-- Data segment start --

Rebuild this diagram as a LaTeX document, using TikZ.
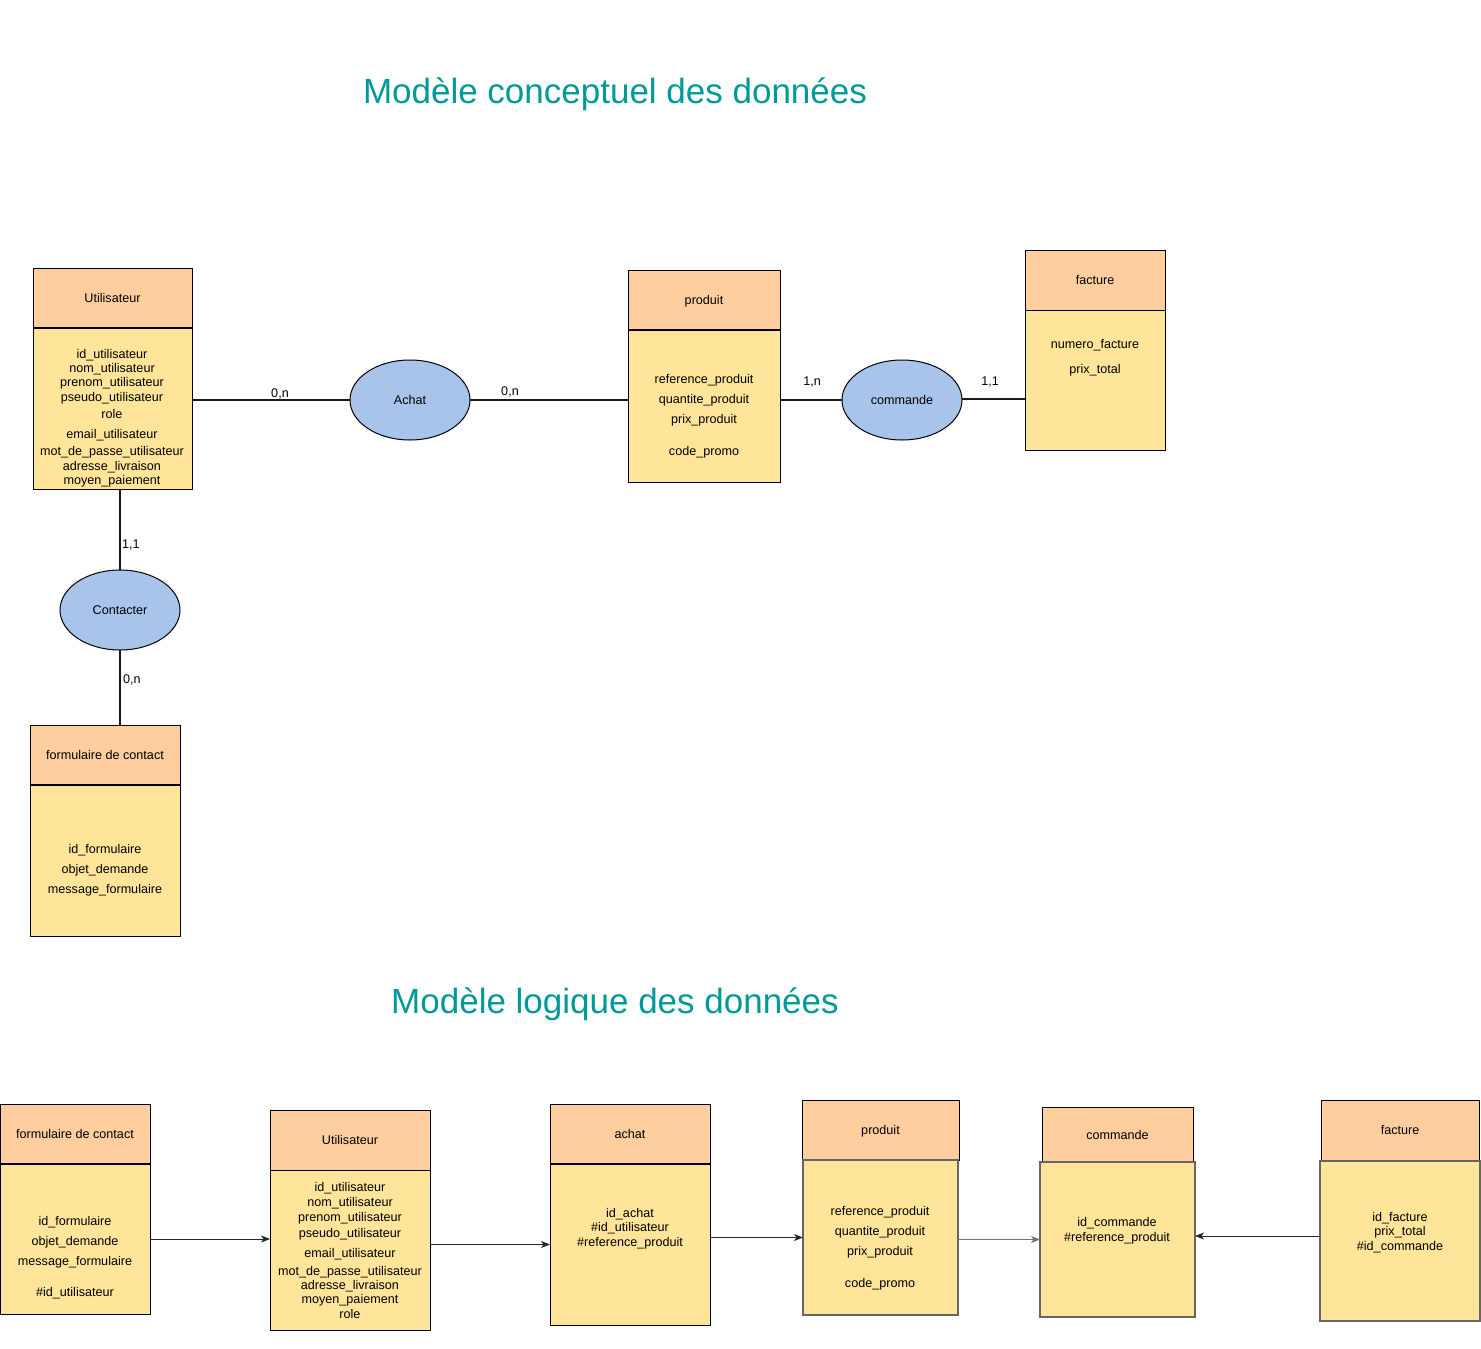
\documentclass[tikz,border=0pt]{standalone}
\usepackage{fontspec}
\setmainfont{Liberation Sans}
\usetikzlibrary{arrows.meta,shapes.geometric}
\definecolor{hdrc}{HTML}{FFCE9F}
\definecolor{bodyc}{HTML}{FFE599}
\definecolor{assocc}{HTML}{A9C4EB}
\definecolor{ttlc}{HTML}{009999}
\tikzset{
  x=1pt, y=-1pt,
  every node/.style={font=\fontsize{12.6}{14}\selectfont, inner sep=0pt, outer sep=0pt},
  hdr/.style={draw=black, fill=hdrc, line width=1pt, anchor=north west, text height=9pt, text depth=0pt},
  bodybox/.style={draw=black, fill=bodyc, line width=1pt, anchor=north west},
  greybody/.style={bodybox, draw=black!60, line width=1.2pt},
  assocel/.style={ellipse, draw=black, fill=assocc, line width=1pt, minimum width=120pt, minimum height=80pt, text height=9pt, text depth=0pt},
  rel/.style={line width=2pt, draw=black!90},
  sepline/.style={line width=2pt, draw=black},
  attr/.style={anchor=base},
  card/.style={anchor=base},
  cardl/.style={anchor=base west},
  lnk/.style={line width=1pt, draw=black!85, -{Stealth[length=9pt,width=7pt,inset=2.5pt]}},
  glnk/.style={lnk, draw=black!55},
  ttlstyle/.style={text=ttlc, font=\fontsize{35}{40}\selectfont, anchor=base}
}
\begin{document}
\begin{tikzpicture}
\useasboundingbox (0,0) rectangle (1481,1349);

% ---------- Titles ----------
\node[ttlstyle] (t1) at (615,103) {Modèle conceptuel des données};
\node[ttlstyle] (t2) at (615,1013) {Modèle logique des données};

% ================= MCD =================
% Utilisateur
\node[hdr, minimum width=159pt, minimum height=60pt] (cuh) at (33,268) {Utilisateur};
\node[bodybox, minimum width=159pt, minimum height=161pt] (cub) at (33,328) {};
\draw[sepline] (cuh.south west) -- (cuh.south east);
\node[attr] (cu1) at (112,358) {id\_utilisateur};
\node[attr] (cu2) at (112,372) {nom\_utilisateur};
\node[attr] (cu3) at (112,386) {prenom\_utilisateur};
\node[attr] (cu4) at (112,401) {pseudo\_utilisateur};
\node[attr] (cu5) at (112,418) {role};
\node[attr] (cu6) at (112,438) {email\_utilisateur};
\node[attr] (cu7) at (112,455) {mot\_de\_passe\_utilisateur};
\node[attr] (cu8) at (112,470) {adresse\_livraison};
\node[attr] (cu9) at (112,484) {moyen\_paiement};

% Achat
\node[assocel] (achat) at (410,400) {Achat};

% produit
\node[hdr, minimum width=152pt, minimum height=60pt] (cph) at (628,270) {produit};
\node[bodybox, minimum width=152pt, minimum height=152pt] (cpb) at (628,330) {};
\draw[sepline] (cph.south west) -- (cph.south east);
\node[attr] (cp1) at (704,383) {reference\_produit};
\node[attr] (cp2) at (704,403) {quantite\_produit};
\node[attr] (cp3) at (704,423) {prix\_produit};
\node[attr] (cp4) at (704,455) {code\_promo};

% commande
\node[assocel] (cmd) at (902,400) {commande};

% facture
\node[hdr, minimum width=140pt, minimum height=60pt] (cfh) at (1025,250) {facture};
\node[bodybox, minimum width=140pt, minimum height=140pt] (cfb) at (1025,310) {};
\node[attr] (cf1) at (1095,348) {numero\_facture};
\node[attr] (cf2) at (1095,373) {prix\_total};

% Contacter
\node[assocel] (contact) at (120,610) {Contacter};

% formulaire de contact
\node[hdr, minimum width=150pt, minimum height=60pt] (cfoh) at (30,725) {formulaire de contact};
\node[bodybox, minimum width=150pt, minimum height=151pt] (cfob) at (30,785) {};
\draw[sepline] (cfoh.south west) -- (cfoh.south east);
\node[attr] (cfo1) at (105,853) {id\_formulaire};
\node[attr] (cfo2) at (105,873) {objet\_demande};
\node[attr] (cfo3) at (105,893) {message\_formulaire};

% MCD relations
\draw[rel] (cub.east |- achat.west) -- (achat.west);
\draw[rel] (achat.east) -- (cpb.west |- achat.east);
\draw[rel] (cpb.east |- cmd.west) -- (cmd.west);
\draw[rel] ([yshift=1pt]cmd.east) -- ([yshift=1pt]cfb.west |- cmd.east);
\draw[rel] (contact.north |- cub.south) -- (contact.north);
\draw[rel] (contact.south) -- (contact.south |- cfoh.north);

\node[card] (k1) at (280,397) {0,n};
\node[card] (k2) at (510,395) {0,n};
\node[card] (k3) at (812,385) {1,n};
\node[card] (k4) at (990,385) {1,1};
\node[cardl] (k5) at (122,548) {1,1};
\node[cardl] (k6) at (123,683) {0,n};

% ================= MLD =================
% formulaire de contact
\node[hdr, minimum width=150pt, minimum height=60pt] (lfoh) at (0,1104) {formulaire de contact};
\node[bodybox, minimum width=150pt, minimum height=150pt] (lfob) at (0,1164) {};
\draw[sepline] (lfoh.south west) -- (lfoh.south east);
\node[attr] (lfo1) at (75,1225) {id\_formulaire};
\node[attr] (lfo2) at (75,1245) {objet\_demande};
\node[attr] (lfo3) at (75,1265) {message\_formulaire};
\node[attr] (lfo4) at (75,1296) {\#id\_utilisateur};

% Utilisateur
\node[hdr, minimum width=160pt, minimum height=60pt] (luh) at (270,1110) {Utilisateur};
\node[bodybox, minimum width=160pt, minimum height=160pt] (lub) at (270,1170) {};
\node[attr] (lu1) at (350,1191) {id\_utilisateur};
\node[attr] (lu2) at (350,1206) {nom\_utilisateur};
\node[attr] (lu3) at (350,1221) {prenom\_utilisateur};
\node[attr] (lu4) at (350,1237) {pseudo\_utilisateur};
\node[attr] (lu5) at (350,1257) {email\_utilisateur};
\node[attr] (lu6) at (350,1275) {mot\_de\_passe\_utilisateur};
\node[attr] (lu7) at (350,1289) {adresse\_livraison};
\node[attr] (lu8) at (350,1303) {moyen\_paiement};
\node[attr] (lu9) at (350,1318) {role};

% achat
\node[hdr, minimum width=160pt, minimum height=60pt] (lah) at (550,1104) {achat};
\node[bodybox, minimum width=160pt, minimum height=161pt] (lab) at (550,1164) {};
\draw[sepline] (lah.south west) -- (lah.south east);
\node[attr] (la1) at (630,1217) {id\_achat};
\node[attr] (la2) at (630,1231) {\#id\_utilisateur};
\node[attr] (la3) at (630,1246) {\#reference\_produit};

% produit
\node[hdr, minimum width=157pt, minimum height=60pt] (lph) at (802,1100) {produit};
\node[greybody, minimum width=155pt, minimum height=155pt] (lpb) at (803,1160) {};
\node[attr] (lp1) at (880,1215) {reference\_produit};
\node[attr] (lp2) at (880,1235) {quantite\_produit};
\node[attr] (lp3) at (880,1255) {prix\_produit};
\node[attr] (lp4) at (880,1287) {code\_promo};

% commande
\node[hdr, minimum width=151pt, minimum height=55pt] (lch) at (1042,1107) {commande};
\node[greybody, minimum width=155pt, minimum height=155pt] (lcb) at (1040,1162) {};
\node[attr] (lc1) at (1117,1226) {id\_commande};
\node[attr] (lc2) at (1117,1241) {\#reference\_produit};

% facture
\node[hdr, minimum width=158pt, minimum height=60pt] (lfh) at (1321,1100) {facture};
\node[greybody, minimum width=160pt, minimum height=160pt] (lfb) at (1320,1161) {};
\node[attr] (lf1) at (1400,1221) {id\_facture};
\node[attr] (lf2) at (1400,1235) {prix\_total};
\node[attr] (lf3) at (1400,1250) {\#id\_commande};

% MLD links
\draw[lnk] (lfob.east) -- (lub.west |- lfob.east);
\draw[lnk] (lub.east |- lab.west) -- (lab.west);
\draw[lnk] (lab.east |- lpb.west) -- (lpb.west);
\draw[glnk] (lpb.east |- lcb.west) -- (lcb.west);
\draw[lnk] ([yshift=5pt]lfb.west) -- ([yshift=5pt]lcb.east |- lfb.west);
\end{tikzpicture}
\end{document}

-- Data segment end --

• [Exercise goal]: Copy nothing but the lines from the top of the material through the line holding "(achat) at (410,400)", exactly as written; omit pictures.

• [Correct result]:
Rebuild this diagram as a LaTeX document, using TikZ.
\documentclass[tikz,border=0pt]{standalone}
\usepackage{fontspec}
\setmainfont{Liberation Sans}
\usetikzlibrary{arrows.meta,shapes.geometric}
\definecolor{hdrc}{HTML}{FFCE9F}
\definecolor{bodyc}{HTML}{FFE599}
\definecolor{assocc}{HTML}{A9C4EB}
\definecolor{ttlc}{HTML}{009999}
\tikzset{
  x=1pt, y=-1pt,
  every node/.style={font=\fontsize{12.6}{14}\selectfont, inner sep=0pt, outer sep=0pt},
  hdr/.style={draw=black, fill=hdrc, line width=1pt, anchor=north west, text height=9pt, text depth=0pt},
  bodybox/.style={draw=black, fill=bodyc, line width=1pt, anchor=north west},
  greybody/.style={bodybox, draw=black!60, line width=1.2pt},
  assocel/.style={ellipse, draw=black, fill=assocc, line width=1pt, minimum width=120pt, minimum height=80pt, text height=9pt, text depth=0pt},
  rel/.style={line width=2pt, draw=black!90},
  sepline/.style={line width=2pt, draw=black},
  attr/.style={anchor=base},
  card/.style={anchor=base},
  cardl/.style={anchor=base west},
  lnk/.style={line width=1pt, draw=black!85, -{Stealth[length=9pt,width=7pt,inset=2.5pt]}},
  glnk/.style={lnk, draw=black!55},
  ttlstyle/.style={text=ttlc, font=\fontsize{35}{40}\selectfont, anchor=base}
}
\begin{document}
\begin{tikzpicture}
\useasboundingbox (0,0) rectangle (1481,1349);

% ---------- Titles ----------
\node[ttlstyle] (t1) at (615,103) {Modèle conceptuel des données};
\node[ttlstyle] (t2) at (615,1013) {Modèle logique des données};

% ================= MCD =================
% Utilisateur
\node[hdr, minimum width=159pt, minimum height=60pt] (cuh) at (33,268) {Utilisateur};
\node[bodybox, minimum width=159pt, minimum height=161pt] (cub) at (33,328) {};
\draw[sepline] (cuh.south west) -- (cuh.south east);
\node[attr] (cu1) at (112,358) {id\_utilisateur};
\node[attr] (cu2) at (112,372) {nom\_utilisateur};
\node[attr] (cu3) at (112,386) {prenom\_utilisateur};
\node[attr] (cu4) at (112,401) {pseudo\_utilisateur};
\node[attr] (cu5) at (112,418) {role};
\node[attr] (cu6) at (112,438) {email\_utilisateur};
\node[attr] (cu7) at (112,455) {mot\_de\_passe\_utilisateur};
\node[attr] (cu8) at (112,470) {adresse\_livraison};
\node[attr] (cu9) at (112,484) {moyen\_paiement};

% Achat
\node[assocel] (achat) at (410,400) {Achat};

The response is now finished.